Rayap Bumi” Pemakan “Tongkat” Nabi Sulaiman a.s.

      Nabi Sulaiman a.s.  telah menyadari bahwa sesudah beliau wafat, kerajaan beliau tak akan dapat mempertahankan keutuhannya di bawah para penerus beliau yang tak cakap lagi tanpa berkemampuan itu.

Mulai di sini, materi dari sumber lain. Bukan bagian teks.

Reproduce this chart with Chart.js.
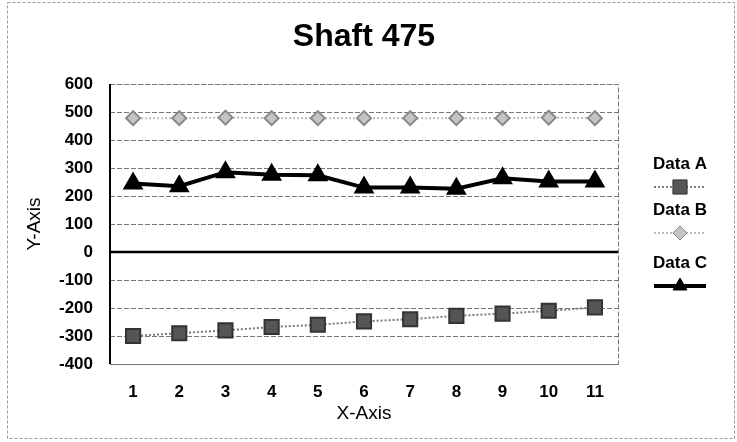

Oleh karena itu beliau menghadap dan mendoa ke hadirat Allah Swt. . Doa itu dicantumkan dalam ayat berikutnya  وَ ہَبۡ لِیۡ مُلۡکًا لَّا یَنۡۢبَغِیۡ لِاَحَدٍ مِّنۡۢ بَعۡدِیۡ   – “Wahai Tuhan-ku, ampunilah aku dan anugerahkanlah kepadaku suatu kerajaan yang tidak layak diwarisi oleh seseorang sesudahku.
       Seperti nampak dari ayat sebelum ini Nabi Sulaiman a.s.    telah mempunyai firasat bahwa kerajaan duniawi beliau akan menjadi terpecah-belah sesudah beliau wafat, disebabkan oleh kelemahan mental putra beliau yang tolol dan tidak berharga itu; maka beliau mendoa supaya kerajaan ruhani yang telah dianugerahkan Tuhan kepada keturunannya dapat berjalan terus.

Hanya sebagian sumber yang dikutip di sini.